Die Frage ist natürlich dabei auch immer, inwieweit es bei solchen Experimenten auch zu kollektiver Selbsttäuschung kommt … das erlebt man ja im Esoterik-Bereich öfter (womit ich jetzt nicht Wilber damit da einordnen will), deswegen ist es für mich fraglich, in wie weit da ein erkenntnistheoretischer Wert bei herauskommen kann.

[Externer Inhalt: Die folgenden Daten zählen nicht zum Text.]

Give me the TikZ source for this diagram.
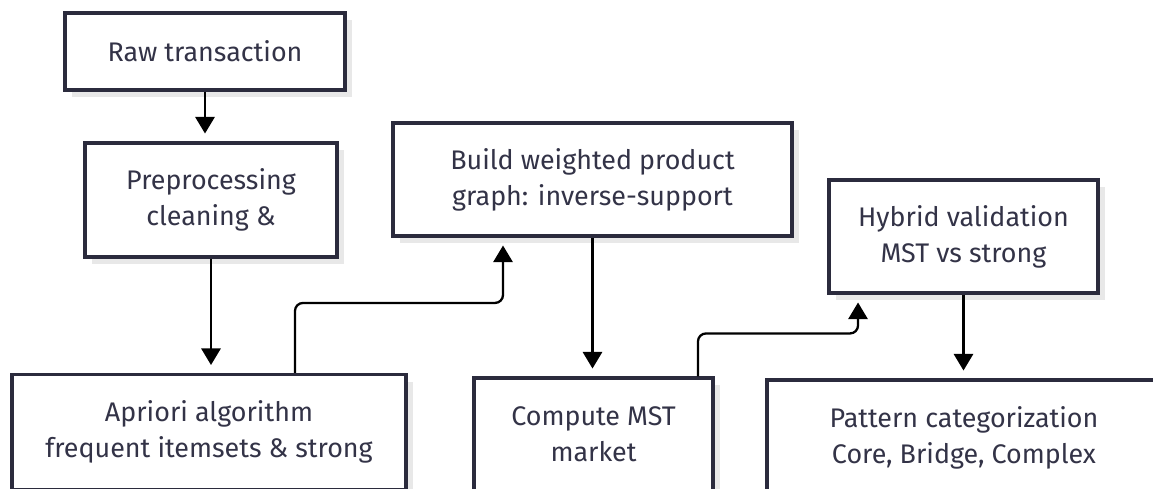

Ich denke jetzt zumindest an die Experimente von Andrew Cohen, über die sich die beiden öfter austauschen (habe da eine Ausgabe von seinem Magazin hier rumliegen und auch das Zwiegespräch zwischen den beiden darin gelesen).
Vollbreit hat geschrieben:Dass der Szientismus oft religiös ist, ist eine Auffassung die ich teile.
Da differenziere ich auch klar zwischen wissenschaftlich-erkenntnistheoretischen Positivismus und wissenschaftlicher Methode an sich, letztere ist für mich sehr wertvoll, aber damit einen Letztbegründungsanspruch stellen würde ich nicht.
Vollbreit hat geschrieben:Nun, er zählt Habermas dazu, zu dem Sammelsurium das er Postmoderne nennt.
Ah, okay, dann aber nicht bei dem, was ich gelesen habe (da hat er ihn auch nicht ausgeschlossen, sondern in dem Zusammenhang nicht erwähnt).
Vollbreit hat geschrieben:Und Du meinst, das täte er, weil er Habermas Fan ist?
Eigentlich grenzt er sich von Habermas auch ab, da er ihn für einen Rationalisten reinsten Wasser hält, auch das ein ziemlich wörtliches Zitat.
Ich meinte eher, dass es eine Möglichkeit ist, die mir wahrscheinlich scheint. Ich hatte jedenfalls den Eindruck, dass er sehr positiv von Habermas angetan ist. Aber das war vielleicht doch etwas weit hergeholt.